CM: Are the reporting requirements that come from the public listing challenging or burdensome at some point?


JP: There are a lot of positive sides to being listed. When you look at our shareholder base, which to a large extent is made up of entrepreneurial families, a strong governance is really important. There needs to be a clear line between the shareholders and management. In order for management to be able to do its work, they need a strong board and no interference from shareholders, which you might have in some family offices. Being listed, imposes discipline and transparency. For instance, we have to value our portfolio twice a year, which is good.


CM: I noticed in your latest report that you have some alternative performance indicators. Is this an attempt to make you more attractive?


JP: Traditionally the market capitalisations of holding companies have a discount to their Net Asset Value. Some have managed to reduce such discount.

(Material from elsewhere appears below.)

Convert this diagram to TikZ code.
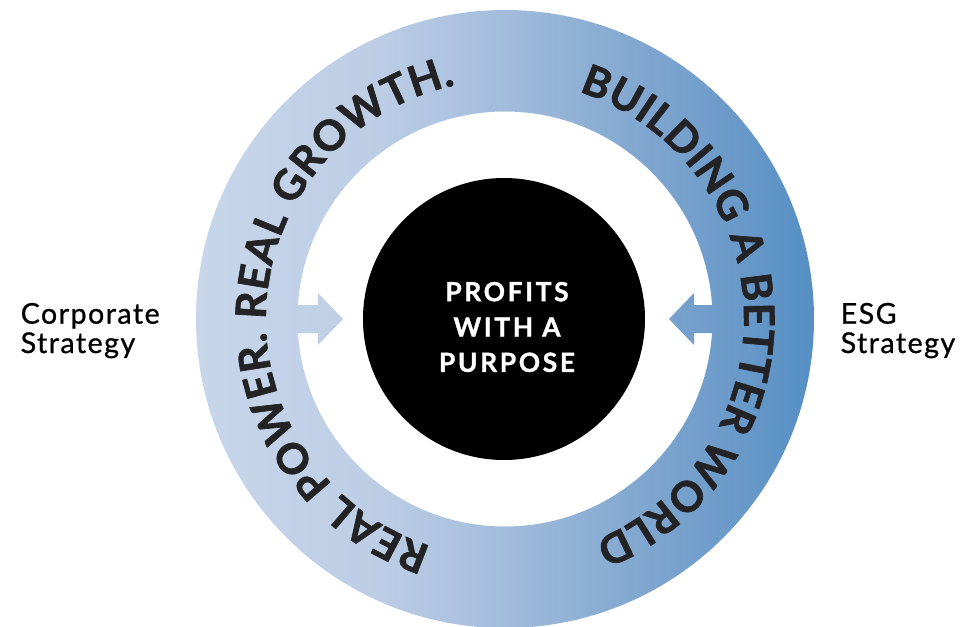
\documentclass[tikz,border=0pt]{standalone}
\usepackage{fontspec}
\setmainfont{Lato}
\newfontfamily\ringfont{Lato}[LetterSpace=2, BoldFeatures={FakeBold=1.6}]
\newfontfamily\hubfont{Lato}[LetterSpace=10, BoldFeatures={FakeBold=1.2}]
\newfontfamily\sidefont{Lato}[LetterSpace=5, FakeBold=0.8]
\usetikzlibrary{positioning, decorations.text}

\definecolor{ringlight}{RGB}{200,214,234}
\definecolor{ringpale}{RGB}{188,205,229}
\definecolor{ringmid}{RGB}{162,188,220}
\definecolor{ringdeep}{RGB}{124,164,206}
\definecolor{ringdark}{RGB}{86,143,196}
\definecolor{ringtext}{RGB}{35,35,38}

% left to right fade of the ring, mapped onto 25bp..75bp
\pgfdeclarehorizontalshading{ringfade}{100bp}{color(0bp)=(ringlight); color(25bp)=(ringlight); color(40bp)=(ringpale); color(50bp)=(ringmid); color(62.5bp)=(ringdeep); color(75bp)=(ringdark); color(100bp)=(ringdark)}

\begin{document}
\begin{tikzpicture}
    [
        x=0.75pt, y=0.75pt,
        hub_node/.style={circle, fill=black, minimum size=211.5pt, inner sep=0pt},
        hub_text/.style={text=white, font=\hubfont\bfseries\fontsize{19.8}{26.5}\selectfont, align=center},
        side_text/.style={text=black, font=\sidefont\fontsize{21.5}{22}\selectfont, align=left, anchor=base west},
        ring_text/.style={decorate, decoration={text along path, text align=fit to path, text color=ringtext, text={|\ringfont\bfseries\fontsize{31.5}{31.5}\selectfont|#1}}},
    ]
        \useasboundingbox (-505,-307) rectangle (465,319);

        % ring with the two arrows, one shaded path
        \shade[shading=ringfade]
            (309,0) arc[start angle=0, end angle=360, radius=309]
            (207.5,0) arc[start angle=0, end angle=-360, radius=207.5]
            (-215,-14) -- (-187,-14) -- (-187,-26) -- (-162,0) -- (-187,26) -- (-187,14) -- (-215,14) -- cycle
            (164,0) -- (189,-26) -- (189,-14) -- (215,-14) -- (215,14) -- (189,14) -- (189,26) -- cycle;

        \path[ring_text={REAL POWER. REAL GROWTH.}] (252:239) arc[start angle=252, end angle=102, radius=239];
        \path[ring_text={BUILDING A BETTER WORLD}] (72:239) arc[start angle=72, end angle=-68, radius=239];

        \node[hub_node] (hub) at (-1,0) {};
        \node[hub_text] (hubtext) at (2,-8) {PROFITS\\WITH A\\PURPOSE};

        % base anchor sits on the second line
        \node[side_text] (corp) at (-489,-34) {Corporate\\Strategy};
        \node[side_text] (esg) at (331,-34) {ESG\\Strategy};
    \end{tikzpicture}
\end{document}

There is a question of size sometimes and a question of liquidity of the stock. We have very stable long-term investors, but also many smaller investors, who are not that active in trading and who keep their stock for a long time. In the future we will continue to improve our communication, for instance, recently we have improved our website. Also, last year we have started to communicate more regularly on investments and exits.


OK: We want to improve the visibility of shares, and that could improve the discount in the future.


CM: How do you see 2021 for your business and economy?


OK: We should remain cautiously optimistic. During every crisis there is a moment where things flip and bounce back. And this is the best time to invest. Crisis always includes opportunity and we have means to deploy capital.


JP: I also remain optimistic. This year has also been positive for us in terms of recruitment. It is good to see how attractive we are for candidates – Olaf is a very good example. We also found that it is possible to attract good talents to Luxembourg.